Sinopsis
Prie sendiri membaca sambil menahan ketawa ketika menyampaikan pada kita pengalaman orang, atau dirinya sendiri (?) tertipu membeli seekor burung yang dikiranya burung langka karena bulu-bulunya yang sangat berwarna-warni, indah, memikat, dan tak lazim, tapi ternyata, dasar semprul... itu semua warna cat, yang segera luntur begitu kecipratan air.
Inilah kelicikan manusia modern, yang dilancarkan dengan menguras rasa belas kasihan kita karena yang bersangkutan menjual kemiskinannya, dan mengiba agar burung yang dicat itu dibeli orang, demi biaya sekolah. Di sini kita diingatkan Prie, agar kita tetap memelihara watak welas asih kita, dan tetap memelihara komitmen membantu pihak lain yang lemah, dan jangan sampai kita kehilangan empati pada sesama. Tapi kita juga diminta berhati-hati, karena di masyarakat kita yang sakit jiwa, yang korup, dan penuh mental culas, kita tak boleh bertindak semata karena guncangan jiwa dan keterpesonaan kita melihat orang miskin.

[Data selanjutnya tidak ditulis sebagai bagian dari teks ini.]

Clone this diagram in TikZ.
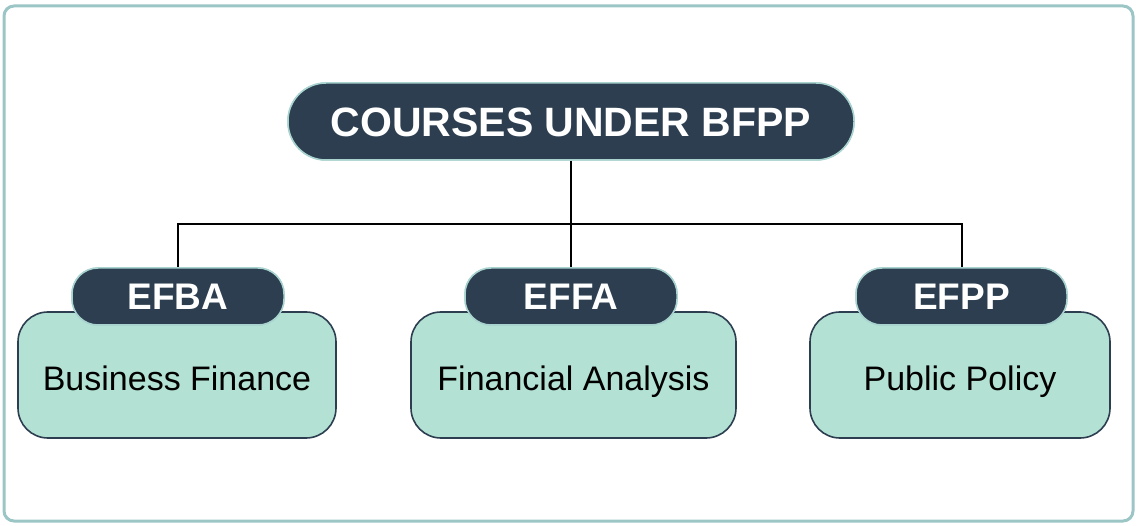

Nalar dan pertimbangan rasio tetap dibutuhkan agar kita tak terpeleset ke lembah "welas asih" tanpa dasar. amal saleh kita tak boleh diwarnai kekeliruan....
Kecenderungan-kecenderungan kita untuk bersikap tak adil, dan hanya mampu menyalahkan pihak lain tanpa memandang diri sendiri yang sebetulnya memiliki andil besar terhadap suatu kesalahan.